Which one of the following statements is correct?
A. There can be a real number which is both rational and irrational.
B. The sum of two irrational numbers is rational.
C. Every integer is a rational number.
D. None of these

Answer 1

Hint: We will be using the concepts of the number system to solve the problem. We will be using the concepts of rational number, irrational number and integer to solve the problem. We will check each option to find the correct answer.

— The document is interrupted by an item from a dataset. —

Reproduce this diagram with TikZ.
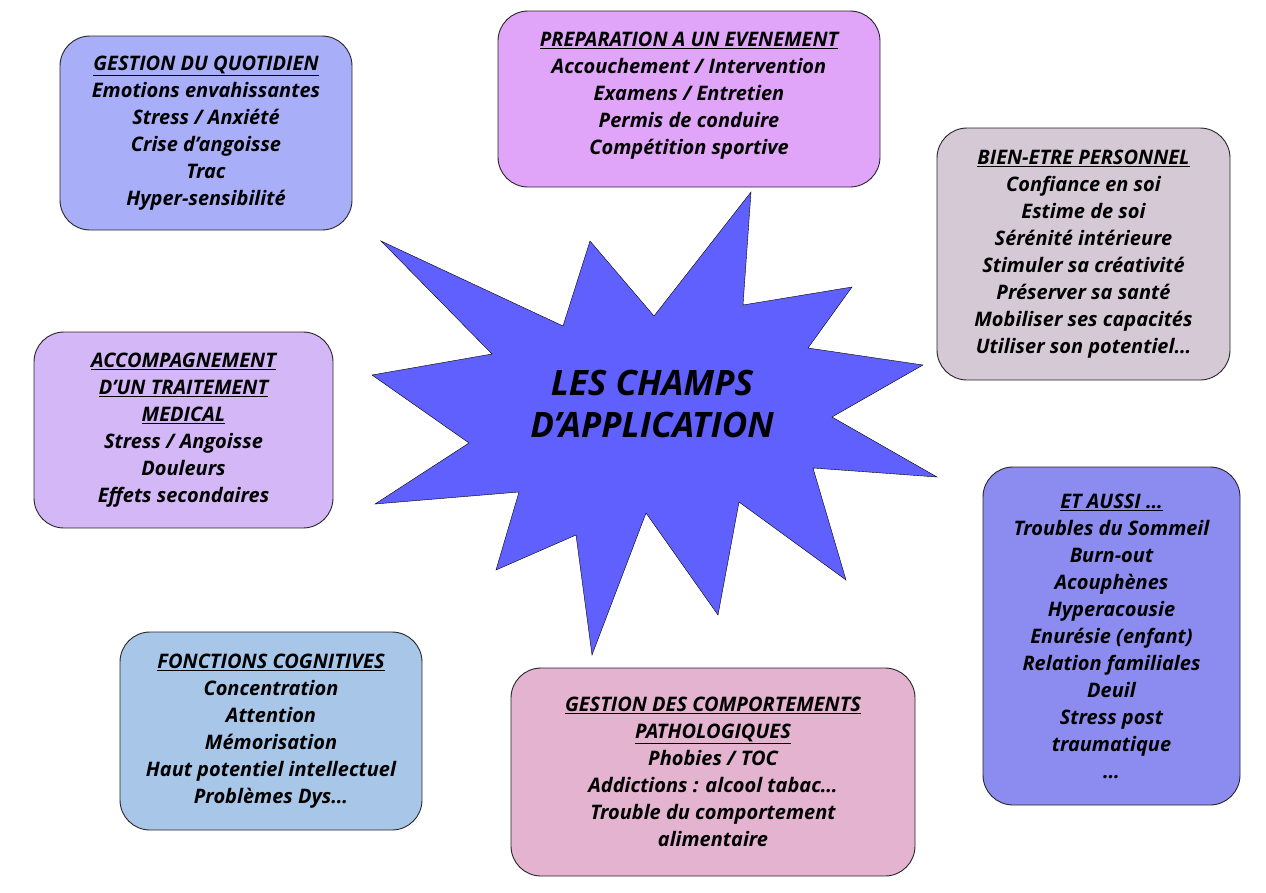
\documentclass[tikz,border=0pt]{standalone}
\usepackage{fontspec}
\setmainfont{Open Sans}
\usepackage{tikz}
\definecolor{quotidien}{HTML}{A9AEF8}
\definecolor{evenement}{HTML}{E0A4F8}
\definecolor{bienetre}{HTML}{D5C9D6}
\definecolor{medical}{HTML}{D3B7F6}
\definecolor{aussi}{HTML}{8C8CF0}
\definecolor{cognitif}{HTML}{A8C6E8}
\definecolor{comportement}{HTML}{E3B3CF}
\definecolor{etoile}{HTML}{6060FF}
\tikzset{>=stealth}
\newcommand{\champfont}{\fontsize{20}{27}\selectfont\bfseries\itshape}
\newcommand{\titre}[1]{\underline{#1}}
\tikzset{champ/.style={draw=black!85, line width=0.9pt, rounded corners=30pt, align=center, font=\champfont, inner sep=0pt}}

\begin{document}
\begin{tikzpicture}[x=1pt,y=-1pt]
      \useasboundingbox (0,0) rectangle (1266,892);
      % l'etoile
      \filldraw[draw=black, fill=etoile] plot coordinates {(751,192) (743,305) (852,287) (808,348) (923,365) (832,417) (937,477) (813,468) (846,580) (739,502) (718,615) (646,513) (592,655) (576,535) (496,570) (519,492) (375,504) (469,443) (372,375) (492,354) (381,241) (563,326) (590,241) (654,316)} -- cycle;
      \node[font=\fontsize{35}{42}\selectfont\bfseries\itshape, align=center] (centre) at (652,404) {LES CHAMPS\\D'APPLICATION};
      % les boites
      \node[champ, fill=quotidien, minimum width=292pt, minimum height=194pt] (quotidien) at (206,133)
        {\titre{GESTION DU QUOTIDIEN}\\Emotions envahissantes\\Stress / Anxiété\\Crise d'angoisse\\Trac\\Hyper-sensibilité};
      \node[champ, fill=evenement, minimum width=382pt, minimum height=176pt] (evenement) at (689,99)
        {\titre{PREPARATION A UN EVENEMENT}\\Accouchement / Intervention\\Examens / Entretien\\Permis de conduire\\Compétition sportive\\[-16pt]\mbox{}};
      \node[champ, fill=bienetre, minimum width=293pt, minimum height=252pt] (bienetre) at (1083.5,254)
        {\titre{BIEN-ETRE PERSONNEL}\\Confiance en soi\\Estime de soi\\Sérénité intérieure\\Stimuler sa créativité\\Préserver sa santé\\Mobiliser ses capacités\\Utiliser son potentiel\dots};
      \node[champ, fill=medical, minimum width=299pt, minimum height=196pt] (medical) at (183.5,430)
        {\titre{ACCOMPAGNEMENT}\\\titre{D'UN TRAITEMENT}\\\titre{MEDICAL}\\Stress / Angoisse\\Douleurs\\Effets secondaires};
      \node[champ, fill=aussi, minimum width=257pt, minimum height=338pt] (aussi) at (1111.5,636)
        {\titre{ET AUSSI \dots}\\Troubles du Sommeil\\Burn-out\\Acouphènes\\Hyperacousie\\Enurésie (enfant)\\Relation familiales\\Deuil\\Stress post\\traumatique\\\dots};
      \node[champ, fill=cognitif, minimum width=302pt, minimum height=198pt] (cognitif) at (271,731)
        {\titre{FONCTIONS COGNITIVES}\\Concentration\\Attention\\Mémorisation\\Haut potentiel intellectuel\\Problèmes Dys\dots};
      \node[champ, fill=comportement, minimum width=404pt, minimum height=208pt] (comportement) at (713,772)
        {\titre{GESTION DES COMPORTEMENTS}\\\titre{PATHOLOGIQUES}\\Phobies / TOC\\Addictions : alcool tabac\dots\\Trouble du comportement\\alimentaire};
    \end{tikzpicture}
\end{document}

Complete step-by-step answer:
Now, we have in option (A) that there can be a real number which is both rational and irrational but this is not true since rational and irrational numbers are disjoint sets of real numbers.
Now, in option (B) we have that the sum of two irrational numbers is rational. This is also not correct as if we have $\sqrt{2},\sqrt{3}\ then\ \sqrt{2}+\sqrt{3}$ is also an irrational number. So, this statement is not correct for all irrational numbers.
Now, in option (C) we have that every integer is a rational number, which is true because integers are subsets of rational numbers. Also we can represent any integer \[x\in \mathcal{Z}\ as\ \dfrac{x}{1}\] where x and 1 are co primes and $1\ne 0$. So, the correct option is (C).

Note: To solve these types of questions it is important to know the different types of classification of numbers like rational, irrational, integer, etc. Also the relation between them like every integer is a rational number.